Jakarta, TribunNews — Ketua Dewan Perwakilan Rakyat Republik Indonesia (DPR RI) Puan Maharani membuka perhelatan Indonesia-Africa Parliamentary Forum (IAPF) yang digelar di Bali.
Dalam acara forum parlemen Indonesia dengan negara-negara Afrika itu, Puan menyinggung sejarah panjang Indonesia-Afrika yang terjalin sejak Konferensi Asia Afrika (KAA) di Bandung tahun 1955 saat era kepemimpinan Presiden Soekarno.
“Terima kasih atas kehadiran para Pimpinan dan Anggota Parlemen dari negara-negara Afrika pada Indonesia-Africa Parliamentary Forum,” kata Puan di awal sambutannya, Minggu (1/9).
Adapun rangkaian IAPF diselenggarakan sejak 31 Agustus – 2 September 2024 di Bali di mana pembukaan acara pagi ini berlangsung di Hotel Grand Hyatt, Nusa Dua.
Selain Indonesia, acara ini dihadiri oleh delegasi parlemen dari 20 negara di Afrika yang sebagian dipimpin langsung oleh ketua parlemennya.
Beberapa negara Afrika yang hadir itu antara lain dari Algeria, Angola, Benin, Burundi, Djibouti, Eswatini, Ghana, Kenya, Malawi, Mauritius, Morocco, Nigeria, Tanzania, Tunisia, Zimbabwe, Ethiopia, Libya, Mozambique, Somalia, dan South Africa.
Lewat IAPF, Puan mengatakan Indonesia dan negara-negara Afrika memulai babak dan lembaran baru. Ia kemudian menyinggung pelaksanaan KAA di mana Indonesia menjadi salah satu negara pelopornya.
“Tahun 1955, 69 tahun lalu, Konferensi Asia Afrika (KAA) telah menjadi tonggak sejarah untuk memupuk persaudaraan dan solidaritas di antara bangsa-bangsa di Asia dan Afrika,” tuturnya.
KAA yang dibuka oleh Presiden pertama RI Soekarno merupakan sebuah konferensi antara negara-negara Asia dan Afrika, yang kebanyakan baru saja memperoleh kemerdekaan.
“Solidaritas saat itu adalah untuk memperjuangkan kemerdekaan negara-negara di Asia dan Afrika,” tegas Puan.
Berbeda dengan ketika pelaksanaan KAA, Puan mengatakan kondisi saat ini berbeda. “Jika pada tahun 1955, Pemerintah berperan dominan dalam mendorong kerja sama Asia-Afrika, saat ini, tahun 2024, Parlemen merupakan faktor penting untuk mendorong kerja sama kedua benua,” kata Puan.
Menurut Puan, membangun kemitraan antar Parlemen berarti memperluas hubungan Afrika dengan Indonesia menjadi lebih inklusif.
“Artinya juga kita menjangkau hubungan antara masyarakat yang lebih luas,karena Parlemen adalah wakil rakyat,” tegas Puan.
Puan kemudian mengingatkan apa yang disampaikan Presiden Soekarno dalam pidatonya di KAA dengan judul “Unity in Diversity Asia-Africa”. Menurutnya, hal yang disampaikan Bung Karno disebut masih relevan saat ini.
“Bahwa keberagaman dalam budaya, sosial, dan kebangsaan bukanlah faktor pemecah, melainkan sesuatu yang mempersatukan kita,” kata Puan mengutip Soekarno.
Forum Parlemen Indonesia-Afrik ini sendiri akan terdiri dari tiga sesi diskusi yang membahas isu-isu penting.

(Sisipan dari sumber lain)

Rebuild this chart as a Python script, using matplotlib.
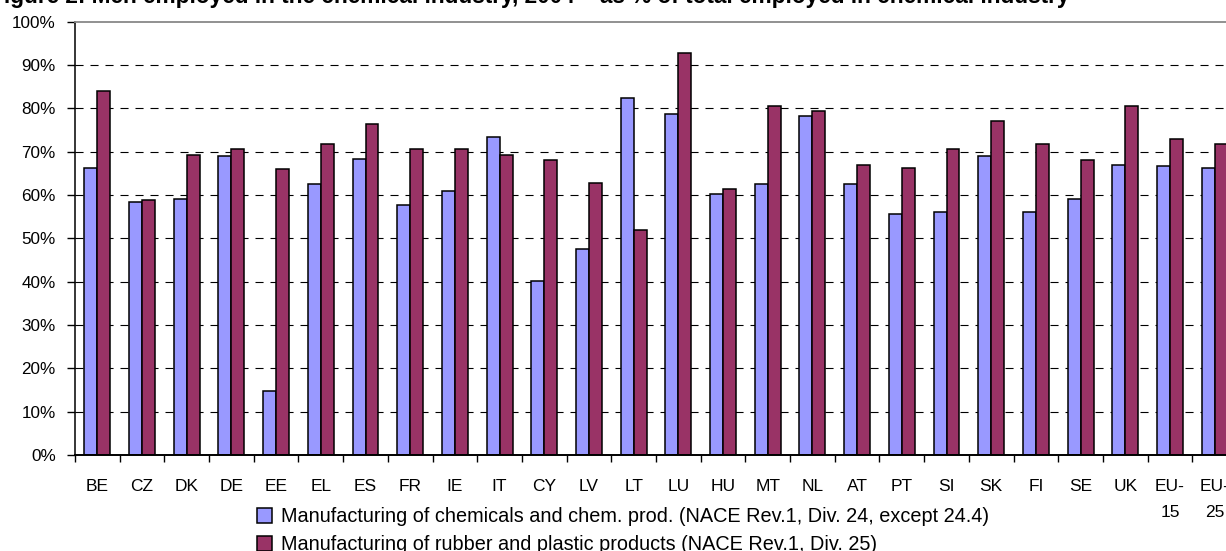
import matplotlib
matplotlib.use("Agg")
import matplotlib.pyplot as plt
from matplotlib.patches import Patch
import numpy as np

plt.rcParams['font.family'] = ['Liberation Sans', 'DejaVu Sans']
plt.rcParams['lines.scale_dashes'] = False

categories = ["BE", "CZ", "DK", "DE", "EE", "EL", "ES", "FR", "IE", "IT", "CY", "LV", "LT",
              "LU", "HU", "MT", "NL", "AT", "PT", "SI", "SK", "FI", "SE", "UK", "EU-\n15", "EU-\n25"]
chemicals = [66.3, 58.4, 59.1, 68.9, 14.7, 62.5, 68.2, 57.7, 61.0, 73.3, 40.2, 47.5, 82.3,
             78.6, 60.2, 62.4, 78.2, 62.4, 55.5, 56.1, 68.9, 56.1, 59.1, 67.0, 66.6, 66.3]
rubber = [83.9, 58.8, 69.3, 70.7, 65.9, 71.8, 76.3, 70.7, 70.7, 69.2, 68.1, 62.8, 52.0,
          92.8, 61.4, 80.4, 79.3, 67.0, 66.3, 70.7, 77.1, 71.8, 68.1, 80.4, 73.0, 71.8]
yticks = [0, 10, 20, 30, 40, 50, 60, 70, 80, 90, 100]
series_names = ["Manufacturing of chemicals and chem. prod. (NACE Rev.1, Div. 24, except 24.4)",
                "Manufacturing of rubber and plastic products (NACE Rev.1, Div. 25)"]
title = "Figure 2: Men employed in the chemical industry, 2004 \u2013 as % of total employed in chemical industry"

W, H = 1226, 551
fig = plt.figure(figsize=(W / 100, H / 100), dpi=100)
x0, x1 = 75, 1237
y0, y1 = 455, 21.5
ax = fig.add_axes([x0 / W, 1 - y0 / H, (x1 - x0) / W, (y0 - y1) / H])

blue = "#9999FF"
red = "#993366"
x = np.arange(len(categories))
bw = 0.29
ax.bar(x - bw / 2, chemicals, width=bw, color=blue, edgecolor="black", linewidth=1.1, zorder=3)
ax.bar(x + bw / 2, rubber, width=bw, color=red, edgecolor="black", linewidth=1.1, zorder=3)

ax.set_xlim(-0.5, len(categories) - 0.5)
ax.set_ylim(0, 100)
ax.set_yticks(yticks)
ax.set_yticklabels([f"{v}%" for v in yticks], fontsize=12.3)
for v in yticks[1:-1]:
    ax.axhline(v, color="black", linewidth=0.8, linestyle=(0, (5.8, 5.0)), zorder=1)

ax.set_xticks(x)
ax.set_xticklabels(categories, fontsize=12.5, linespacing=1.95)
ax.set_xticks(np.arange(-0.5, len(categories), 1.0), minor=True)
ax.tick_params(axis="x", which="major", length=0, pad=17)
ax.tick_params(axis="x", which="minor", length=5, width=1.0, direction="out", color="black")
ax.tick_params(axis="y", length=5.8, width=1.0, direction="out", pad=8)

ax.spines["left"].set_linewidth(1.1)
ax.spines["bottom"].set_linewidth(1.4)
ax.spines["top"].set_color("#888888")
ax.spines["top"].set_linewidth(1.3)
ax.spines["right"].set_visible(False)
ax.spines["bottom"].set_zorder(4)

handles = [Patch(facecolor=blue, edgecolor="black", linewidth=1.1),
           Patch(facecolor=red, edgecolor="black", linewidth=1.1)]
fs_leg = 14.3
fig.legend(handles, series_names, loc="upper left",
           bbox_to_anchor=(257 / W, 1 - 507.5 / H), fontsize=fs_leg, frameon=False,
           borderpad=0, borderaxespad=0, handlelength=0.78, handleheight=0.78,
           handletextpad=0.45, labelspacing=0.45)

fig.text(1070 / W, 1 - 3.5 / H, title, ha="right", va="baseline", fontsize=16.3,
         fontweight="bold")

fig.savefig("out.png", dpi=100)
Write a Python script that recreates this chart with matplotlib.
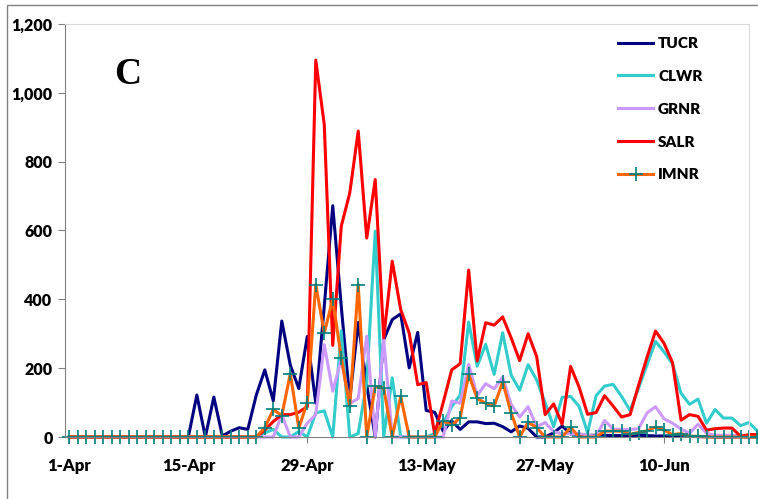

Antara lain kerja sama selatan-selatan untuk kemakmuran dan pembangunan berkelanjutan.
Kemudian, pembangunan komunitas yang tangguh melalui inisiatif kesehatan dan ketahanan pangan, serta pemanfaatan potensi perdagangan dan investasi untuk pertumbuhan ekonomi inklusif.
Puan pun menekankan pentingnya parlemen Indonesia-Afrika memetakan kerja sama ke depan untuk bidang-bidang yang menjadi kepentingan bersama. Apalagi Afrika telah memiliki Agenda 2063: The Africa we Want.
“Agenda ini merupakan cetak biru untuk mentransformasi Afrika menjadi kekuatan utama dunia di masa depan. Indonesia menyampaikan kesiapannya menjadi mitra Afrika, dengan potensi Indonesia menjadi ekonomi ke-4 terbesar di dunia tahun 2050,” sebutnya.
Menurut African Development Bank, Afrika merupakan benua dengan pertumbuhan tertinggi kedua di dunia. Ekonomi Afrika juga diproyeksi tumbuh positif sebesar 3,7% tahun 2024, dan 4.3 % tahun 2025.